Servez-vous des chansons que vous écoutez. Non, pas celles où vous entendez clairement les paroles. Je parle de celles dont vous n’entendez que de la semoule (ou du yaourt). Les chansons dont vous n’avez jamais lu les paroles et où les mots se mélangent entre eux. 
D’après vous, d’où vient le verbe Shonkiven ? De la chanson Feint d’Epica. Il y a une partie que je ne comprenais pas bien à l’écoute Made foundations quiver. En fait, c’est le "quiver" qui me faisait défaut car je ne connaissais pas ce mot. De "-tions quiver", avec la semoule que j’entendais, cela a donné Shonkiven. Ah ! on s’est moqué de la semoule que vous entendiez. Eh bien maintenant vous pourrez dire "oui mais avec ma semoule, je t’ai créé une langue, na !"

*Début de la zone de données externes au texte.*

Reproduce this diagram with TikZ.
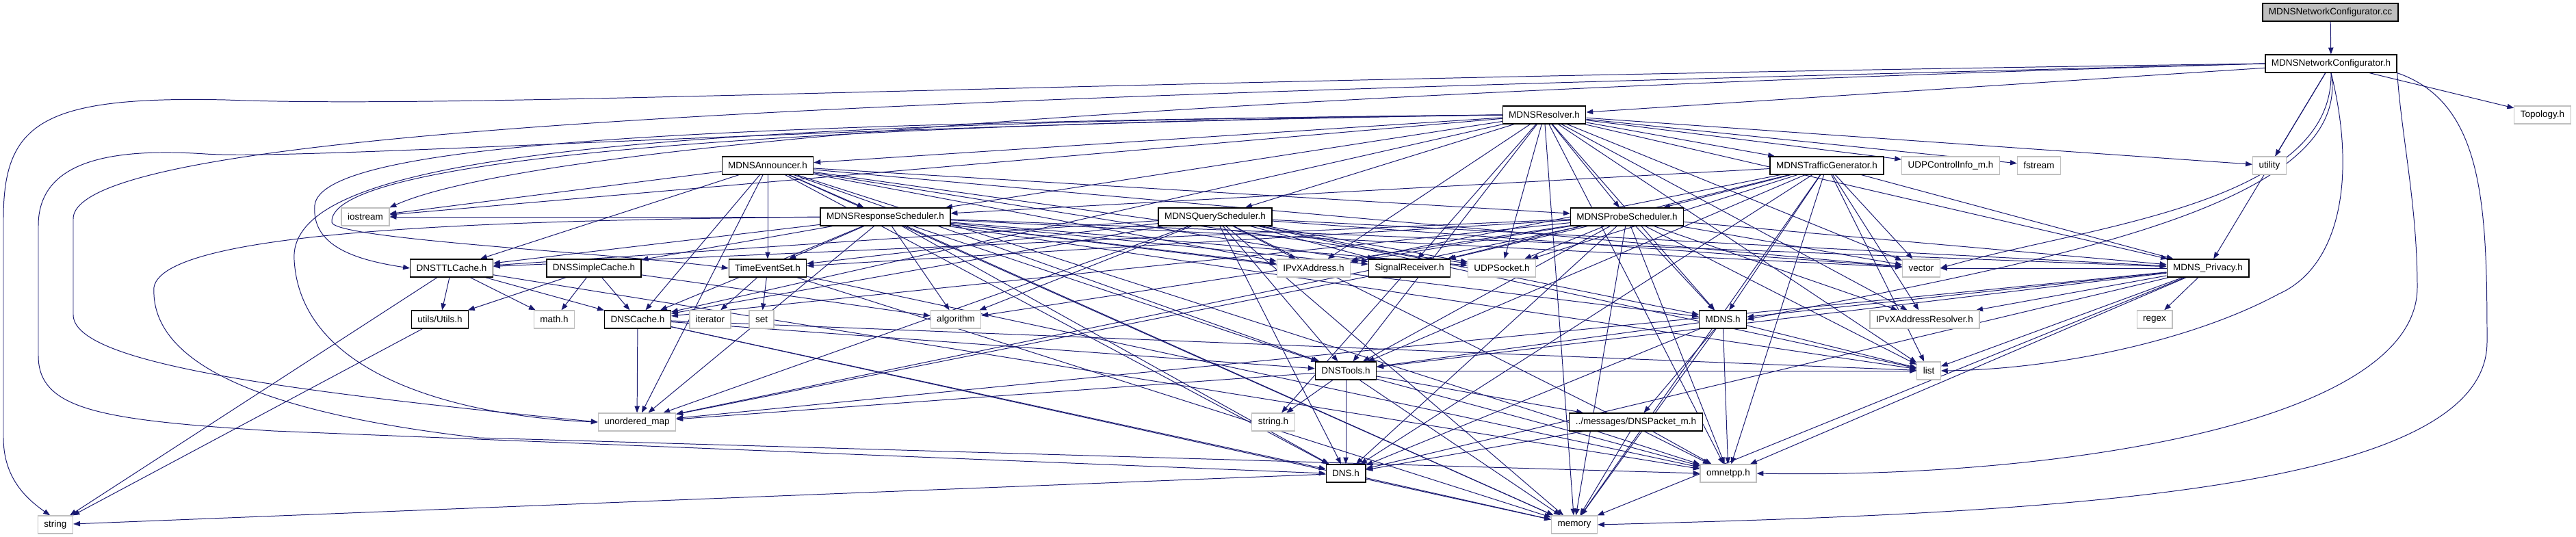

Inspirez-vous des artistes que vous écoutez. Par exemple, savia (= alors) vient de Cristina Scabbia du groupe Lacuna Coil.
 

Bon à savoir !

J’ai une petite technique pour savoir si les mots que j’invente sont suffisamment convaincants. J’imagine certains personnages, dans des situations données, prononcer mes mots.

  • Pour l’aron, j’imagine l’orc pâle, Azog le profanateur.
  • Pour le daiaien, j’imagine un elfe (Legolas, Seigneur Elrond ou Seigneur Thranduil, Dame Galadriel).
  • Pour le laethi, je songerai au Seigneur Aragorn, au Capitaine Faramir ou son frère Boromir pour me servir d’interprète ; ou Maître Gimli, pourquoi pas ?

Ce sont les personnages du Seigneur des anneaux ou du Hobbit de J.R.R. Tolkien, mais évidemment vous pouvez en imaginer d'autres.

Conclusion

Voici donc une méthode pour créer une langue. Ce n’est peut-être pas un article révolutionnaire ; mais au moins vous savez maintenant par où commencer. Ne vous précipitez pas, une chose à la fois. Un langage ne se fait pas en un jour.

 

Merci d'avoir lu ce dossier jusqu'au bout. Il ne me reste plus qu'à vous souhaiter bon courage pour la création de votre langue.